___ DATA ROWS
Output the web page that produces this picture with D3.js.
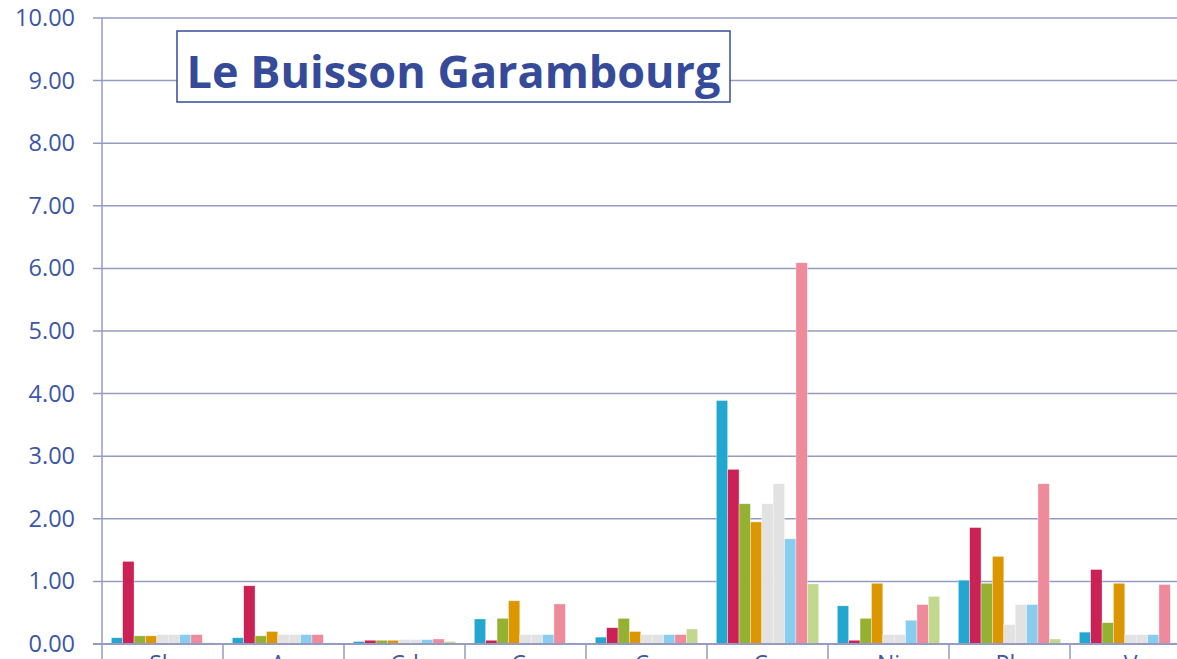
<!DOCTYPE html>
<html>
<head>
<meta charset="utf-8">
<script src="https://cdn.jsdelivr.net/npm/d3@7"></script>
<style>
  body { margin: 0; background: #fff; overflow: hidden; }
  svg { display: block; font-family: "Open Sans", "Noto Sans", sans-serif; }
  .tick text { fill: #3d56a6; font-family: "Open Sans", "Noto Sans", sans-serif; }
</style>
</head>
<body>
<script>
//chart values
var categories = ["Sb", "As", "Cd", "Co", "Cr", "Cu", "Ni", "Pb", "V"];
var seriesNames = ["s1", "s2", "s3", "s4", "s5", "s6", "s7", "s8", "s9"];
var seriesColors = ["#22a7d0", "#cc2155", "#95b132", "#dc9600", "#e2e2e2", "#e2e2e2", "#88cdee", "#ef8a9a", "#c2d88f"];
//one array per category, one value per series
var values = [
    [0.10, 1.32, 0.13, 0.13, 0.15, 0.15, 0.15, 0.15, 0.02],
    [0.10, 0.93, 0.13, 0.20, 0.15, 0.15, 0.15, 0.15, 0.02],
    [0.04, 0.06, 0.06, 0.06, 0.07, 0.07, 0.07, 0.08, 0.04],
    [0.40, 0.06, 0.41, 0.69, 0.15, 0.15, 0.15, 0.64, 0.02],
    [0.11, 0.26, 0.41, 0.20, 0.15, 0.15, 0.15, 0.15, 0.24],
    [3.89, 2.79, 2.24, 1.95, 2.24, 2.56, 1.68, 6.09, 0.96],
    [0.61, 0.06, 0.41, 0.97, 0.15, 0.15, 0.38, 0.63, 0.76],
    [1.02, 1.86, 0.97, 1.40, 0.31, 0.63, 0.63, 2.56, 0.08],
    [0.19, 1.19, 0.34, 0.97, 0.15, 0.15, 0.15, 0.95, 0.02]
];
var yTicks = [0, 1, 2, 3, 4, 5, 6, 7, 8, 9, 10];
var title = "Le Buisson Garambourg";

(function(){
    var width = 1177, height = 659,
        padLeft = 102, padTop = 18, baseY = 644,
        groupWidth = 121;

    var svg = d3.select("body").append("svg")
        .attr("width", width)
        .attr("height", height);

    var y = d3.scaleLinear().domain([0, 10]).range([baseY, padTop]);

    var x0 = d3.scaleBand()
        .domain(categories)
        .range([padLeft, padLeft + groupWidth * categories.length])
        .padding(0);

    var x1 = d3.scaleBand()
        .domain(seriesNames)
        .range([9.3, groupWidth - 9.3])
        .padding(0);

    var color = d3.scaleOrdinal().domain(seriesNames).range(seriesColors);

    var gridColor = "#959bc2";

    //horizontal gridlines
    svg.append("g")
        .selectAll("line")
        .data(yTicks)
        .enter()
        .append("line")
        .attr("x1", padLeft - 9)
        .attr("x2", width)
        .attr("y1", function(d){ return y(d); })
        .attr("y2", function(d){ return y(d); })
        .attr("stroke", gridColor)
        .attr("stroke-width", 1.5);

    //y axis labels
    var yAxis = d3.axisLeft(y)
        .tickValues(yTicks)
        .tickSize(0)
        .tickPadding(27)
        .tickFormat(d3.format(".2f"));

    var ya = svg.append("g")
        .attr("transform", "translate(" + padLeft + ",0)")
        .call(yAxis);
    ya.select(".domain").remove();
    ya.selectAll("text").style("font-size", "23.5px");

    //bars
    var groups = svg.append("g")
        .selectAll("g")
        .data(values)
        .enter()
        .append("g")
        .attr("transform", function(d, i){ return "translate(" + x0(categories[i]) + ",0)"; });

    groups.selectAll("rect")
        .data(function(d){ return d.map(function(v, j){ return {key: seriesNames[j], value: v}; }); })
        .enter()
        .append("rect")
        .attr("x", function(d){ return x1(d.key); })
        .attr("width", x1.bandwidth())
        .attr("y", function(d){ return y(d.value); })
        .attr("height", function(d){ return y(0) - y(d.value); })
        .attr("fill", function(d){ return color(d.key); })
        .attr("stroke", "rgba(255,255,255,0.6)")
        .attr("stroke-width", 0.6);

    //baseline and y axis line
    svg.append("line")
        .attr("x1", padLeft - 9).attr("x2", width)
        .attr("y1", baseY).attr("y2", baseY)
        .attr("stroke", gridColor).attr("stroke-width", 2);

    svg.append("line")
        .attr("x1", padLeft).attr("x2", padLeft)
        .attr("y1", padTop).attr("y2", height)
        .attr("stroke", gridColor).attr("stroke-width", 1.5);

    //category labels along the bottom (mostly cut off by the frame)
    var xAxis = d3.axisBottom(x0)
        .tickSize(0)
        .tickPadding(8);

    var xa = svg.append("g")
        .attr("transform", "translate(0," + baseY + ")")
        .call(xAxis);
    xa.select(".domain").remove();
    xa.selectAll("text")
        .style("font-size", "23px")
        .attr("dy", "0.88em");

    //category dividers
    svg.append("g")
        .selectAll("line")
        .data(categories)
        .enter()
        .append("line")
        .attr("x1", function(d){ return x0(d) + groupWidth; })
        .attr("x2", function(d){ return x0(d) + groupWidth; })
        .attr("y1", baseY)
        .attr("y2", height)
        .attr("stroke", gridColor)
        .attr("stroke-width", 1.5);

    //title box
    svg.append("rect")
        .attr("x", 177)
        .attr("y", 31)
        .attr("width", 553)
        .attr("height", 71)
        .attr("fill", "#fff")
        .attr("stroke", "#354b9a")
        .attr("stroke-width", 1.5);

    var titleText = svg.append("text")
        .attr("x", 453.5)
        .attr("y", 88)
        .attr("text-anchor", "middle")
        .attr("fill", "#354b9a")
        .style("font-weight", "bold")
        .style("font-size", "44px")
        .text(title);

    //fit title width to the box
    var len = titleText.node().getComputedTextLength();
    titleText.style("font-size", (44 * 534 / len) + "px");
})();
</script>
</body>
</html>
______
___ DATA ROWS
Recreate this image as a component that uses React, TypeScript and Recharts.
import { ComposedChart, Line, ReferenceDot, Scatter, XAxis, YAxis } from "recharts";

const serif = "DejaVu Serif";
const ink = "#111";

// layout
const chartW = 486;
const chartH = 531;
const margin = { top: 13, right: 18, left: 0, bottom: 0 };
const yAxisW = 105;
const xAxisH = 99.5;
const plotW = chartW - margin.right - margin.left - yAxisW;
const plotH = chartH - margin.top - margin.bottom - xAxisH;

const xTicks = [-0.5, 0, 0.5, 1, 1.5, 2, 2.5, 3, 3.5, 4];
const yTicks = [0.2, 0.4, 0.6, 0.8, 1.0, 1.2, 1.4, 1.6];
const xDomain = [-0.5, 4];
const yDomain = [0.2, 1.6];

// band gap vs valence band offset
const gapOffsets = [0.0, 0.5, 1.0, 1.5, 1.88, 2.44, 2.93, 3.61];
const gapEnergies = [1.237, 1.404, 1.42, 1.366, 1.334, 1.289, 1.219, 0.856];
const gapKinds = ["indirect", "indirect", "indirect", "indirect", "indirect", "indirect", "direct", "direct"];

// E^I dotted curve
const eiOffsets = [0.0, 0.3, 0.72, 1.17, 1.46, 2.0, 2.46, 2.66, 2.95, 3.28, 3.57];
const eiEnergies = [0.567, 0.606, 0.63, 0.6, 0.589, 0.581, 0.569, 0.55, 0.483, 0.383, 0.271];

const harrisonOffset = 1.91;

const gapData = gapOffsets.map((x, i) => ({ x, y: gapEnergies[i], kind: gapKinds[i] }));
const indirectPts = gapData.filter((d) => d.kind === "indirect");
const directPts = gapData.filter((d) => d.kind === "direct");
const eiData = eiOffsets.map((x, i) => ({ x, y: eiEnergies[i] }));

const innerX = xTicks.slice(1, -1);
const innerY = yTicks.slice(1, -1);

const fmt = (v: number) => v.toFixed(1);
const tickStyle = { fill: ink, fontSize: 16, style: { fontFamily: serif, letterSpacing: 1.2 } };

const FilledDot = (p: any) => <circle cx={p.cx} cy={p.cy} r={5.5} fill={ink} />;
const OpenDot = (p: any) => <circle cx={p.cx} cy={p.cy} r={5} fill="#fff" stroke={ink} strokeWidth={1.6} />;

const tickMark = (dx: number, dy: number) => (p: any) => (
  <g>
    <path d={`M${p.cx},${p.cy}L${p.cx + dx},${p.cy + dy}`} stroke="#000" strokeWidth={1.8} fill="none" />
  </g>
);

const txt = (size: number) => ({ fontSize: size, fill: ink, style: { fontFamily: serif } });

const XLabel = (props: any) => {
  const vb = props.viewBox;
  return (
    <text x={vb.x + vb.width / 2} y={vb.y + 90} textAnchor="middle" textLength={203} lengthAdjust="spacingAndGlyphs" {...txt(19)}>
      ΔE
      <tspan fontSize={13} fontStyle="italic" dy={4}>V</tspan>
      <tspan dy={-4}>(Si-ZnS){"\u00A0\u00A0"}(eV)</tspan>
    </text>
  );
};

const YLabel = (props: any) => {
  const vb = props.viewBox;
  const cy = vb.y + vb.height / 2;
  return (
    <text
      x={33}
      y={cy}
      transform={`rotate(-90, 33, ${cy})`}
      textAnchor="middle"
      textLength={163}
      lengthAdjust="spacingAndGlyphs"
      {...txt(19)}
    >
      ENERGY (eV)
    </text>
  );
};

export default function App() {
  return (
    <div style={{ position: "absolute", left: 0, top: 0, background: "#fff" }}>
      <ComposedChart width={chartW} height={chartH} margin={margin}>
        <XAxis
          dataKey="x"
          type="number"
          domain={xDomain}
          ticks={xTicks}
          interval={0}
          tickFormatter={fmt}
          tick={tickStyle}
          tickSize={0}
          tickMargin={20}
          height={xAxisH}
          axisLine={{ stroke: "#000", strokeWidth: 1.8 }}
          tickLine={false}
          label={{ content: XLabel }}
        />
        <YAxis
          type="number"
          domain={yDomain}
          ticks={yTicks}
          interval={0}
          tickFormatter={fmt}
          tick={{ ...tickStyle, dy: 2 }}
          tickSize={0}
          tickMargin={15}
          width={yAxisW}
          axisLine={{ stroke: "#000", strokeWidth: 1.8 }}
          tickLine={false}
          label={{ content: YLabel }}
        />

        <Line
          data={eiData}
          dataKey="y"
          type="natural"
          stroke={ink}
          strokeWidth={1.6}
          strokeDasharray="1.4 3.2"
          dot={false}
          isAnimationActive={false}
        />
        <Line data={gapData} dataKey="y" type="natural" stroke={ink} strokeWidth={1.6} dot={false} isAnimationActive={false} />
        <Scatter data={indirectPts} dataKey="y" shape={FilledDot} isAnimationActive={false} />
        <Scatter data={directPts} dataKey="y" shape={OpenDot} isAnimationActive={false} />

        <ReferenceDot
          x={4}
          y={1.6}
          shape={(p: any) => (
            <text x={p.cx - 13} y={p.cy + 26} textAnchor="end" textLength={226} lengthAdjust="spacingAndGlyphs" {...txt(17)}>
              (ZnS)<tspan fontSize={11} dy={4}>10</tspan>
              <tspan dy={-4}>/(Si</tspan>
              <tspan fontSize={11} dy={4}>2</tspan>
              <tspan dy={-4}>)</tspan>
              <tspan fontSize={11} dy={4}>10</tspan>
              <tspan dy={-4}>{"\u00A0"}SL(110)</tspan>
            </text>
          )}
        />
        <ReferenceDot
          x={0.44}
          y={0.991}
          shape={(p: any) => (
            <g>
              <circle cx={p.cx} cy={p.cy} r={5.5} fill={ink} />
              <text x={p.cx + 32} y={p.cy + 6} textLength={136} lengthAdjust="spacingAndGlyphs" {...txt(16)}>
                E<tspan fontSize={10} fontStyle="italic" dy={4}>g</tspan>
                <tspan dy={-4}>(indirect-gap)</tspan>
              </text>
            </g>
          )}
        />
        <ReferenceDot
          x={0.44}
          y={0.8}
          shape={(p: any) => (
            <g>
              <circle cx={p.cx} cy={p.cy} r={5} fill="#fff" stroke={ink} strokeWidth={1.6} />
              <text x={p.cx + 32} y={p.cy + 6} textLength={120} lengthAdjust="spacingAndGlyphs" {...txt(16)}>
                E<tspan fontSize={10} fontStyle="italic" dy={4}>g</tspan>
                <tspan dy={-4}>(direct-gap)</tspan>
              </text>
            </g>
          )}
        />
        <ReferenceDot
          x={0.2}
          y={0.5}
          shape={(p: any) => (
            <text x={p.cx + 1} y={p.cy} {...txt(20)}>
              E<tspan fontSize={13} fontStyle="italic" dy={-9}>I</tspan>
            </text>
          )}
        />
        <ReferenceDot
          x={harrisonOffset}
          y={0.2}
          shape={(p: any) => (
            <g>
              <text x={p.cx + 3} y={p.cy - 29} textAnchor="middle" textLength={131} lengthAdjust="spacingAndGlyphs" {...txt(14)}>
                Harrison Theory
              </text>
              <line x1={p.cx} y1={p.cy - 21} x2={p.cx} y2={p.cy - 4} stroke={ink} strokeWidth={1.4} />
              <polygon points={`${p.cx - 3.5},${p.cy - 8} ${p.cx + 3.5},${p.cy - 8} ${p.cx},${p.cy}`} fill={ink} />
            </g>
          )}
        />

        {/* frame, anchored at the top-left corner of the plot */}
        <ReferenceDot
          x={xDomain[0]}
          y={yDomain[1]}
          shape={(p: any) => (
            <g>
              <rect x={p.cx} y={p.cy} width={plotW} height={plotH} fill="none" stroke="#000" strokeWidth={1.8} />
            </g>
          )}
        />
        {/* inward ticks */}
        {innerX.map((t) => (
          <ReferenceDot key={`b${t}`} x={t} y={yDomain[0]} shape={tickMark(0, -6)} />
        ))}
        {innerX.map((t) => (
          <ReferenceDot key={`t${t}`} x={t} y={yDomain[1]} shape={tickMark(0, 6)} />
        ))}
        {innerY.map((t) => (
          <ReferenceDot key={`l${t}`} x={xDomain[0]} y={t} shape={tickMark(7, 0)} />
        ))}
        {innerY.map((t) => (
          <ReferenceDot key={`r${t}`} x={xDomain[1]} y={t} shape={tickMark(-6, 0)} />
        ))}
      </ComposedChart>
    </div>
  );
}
______
___ DATA ROWS
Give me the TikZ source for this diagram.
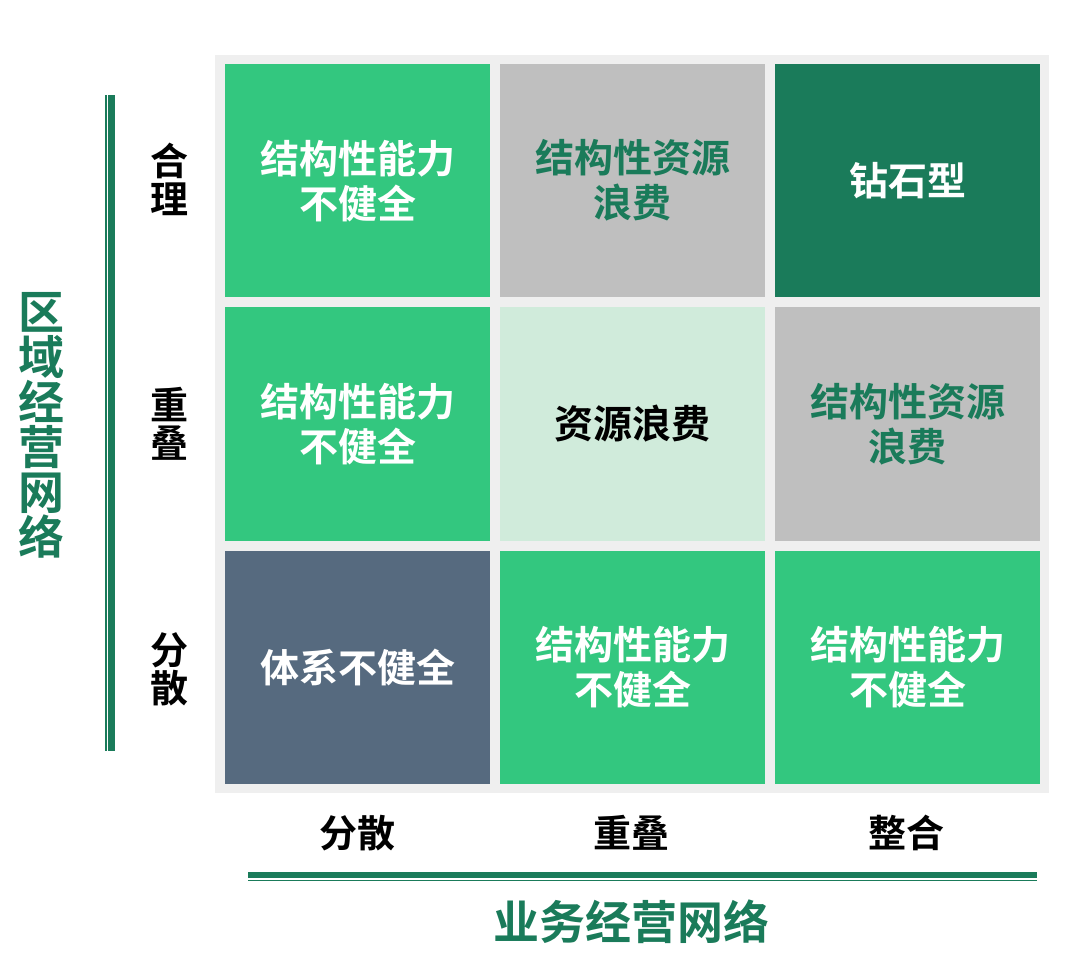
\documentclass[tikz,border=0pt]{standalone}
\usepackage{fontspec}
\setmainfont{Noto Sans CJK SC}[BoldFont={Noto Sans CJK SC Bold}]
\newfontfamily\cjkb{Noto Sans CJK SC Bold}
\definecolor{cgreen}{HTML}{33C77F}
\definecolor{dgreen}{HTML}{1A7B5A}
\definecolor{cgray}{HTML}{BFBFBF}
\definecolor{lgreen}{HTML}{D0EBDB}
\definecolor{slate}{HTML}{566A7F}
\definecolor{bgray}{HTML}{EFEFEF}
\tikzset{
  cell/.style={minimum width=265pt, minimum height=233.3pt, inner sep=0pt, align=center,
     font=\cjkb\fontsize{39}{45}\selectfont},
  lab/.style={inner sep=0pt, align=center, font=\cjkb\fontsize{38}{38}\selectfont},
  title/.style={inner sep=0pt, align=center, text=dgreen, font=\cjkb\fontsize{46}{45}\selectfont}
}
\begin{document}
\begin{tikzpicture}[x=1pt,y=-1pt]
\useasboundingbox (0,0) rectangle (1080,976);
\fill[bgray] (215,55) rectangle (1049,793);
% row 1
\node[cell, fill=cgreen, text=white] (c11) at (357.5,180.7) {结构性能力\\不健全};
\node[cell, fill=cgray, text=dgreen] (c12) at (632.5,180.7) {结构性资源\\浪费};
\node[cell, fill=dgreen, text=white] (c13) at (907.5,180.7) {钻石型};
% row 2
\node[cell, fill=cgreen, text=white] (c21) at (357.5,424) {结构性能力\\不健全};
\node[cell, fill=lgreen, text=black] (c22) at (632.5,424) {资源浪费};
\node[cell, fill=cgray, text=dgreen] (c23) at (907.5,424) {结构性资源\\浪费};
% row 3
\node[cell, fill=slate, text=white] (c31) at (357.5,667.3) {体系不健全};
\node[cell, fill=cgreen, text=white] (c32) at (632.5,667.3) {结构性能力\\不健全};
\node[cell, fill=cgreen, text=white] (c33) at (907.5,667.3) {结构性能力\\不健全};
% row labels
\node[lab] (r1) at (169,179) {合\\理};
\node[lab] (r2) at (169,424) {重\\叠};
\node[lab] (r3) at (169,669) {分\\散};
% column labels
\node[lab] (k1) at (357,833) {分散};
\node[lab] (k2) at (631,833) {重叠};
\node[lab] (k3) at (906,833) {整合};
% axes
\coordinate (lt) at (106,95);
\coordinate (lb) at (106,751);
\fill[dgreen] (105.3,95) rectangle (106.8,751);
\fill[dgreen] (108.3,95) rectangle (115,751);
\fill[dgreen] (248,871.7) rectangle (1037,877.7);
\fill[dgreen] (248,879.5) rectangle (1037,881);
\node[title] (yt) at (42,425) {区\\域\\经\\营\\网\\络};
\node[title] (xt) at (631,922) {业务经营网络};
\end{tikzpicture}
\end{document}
______
- **EXERCISE TASK**:
For the data above, state only how many lines include the word "that".

- **EXERCISE SOLUTION**:
2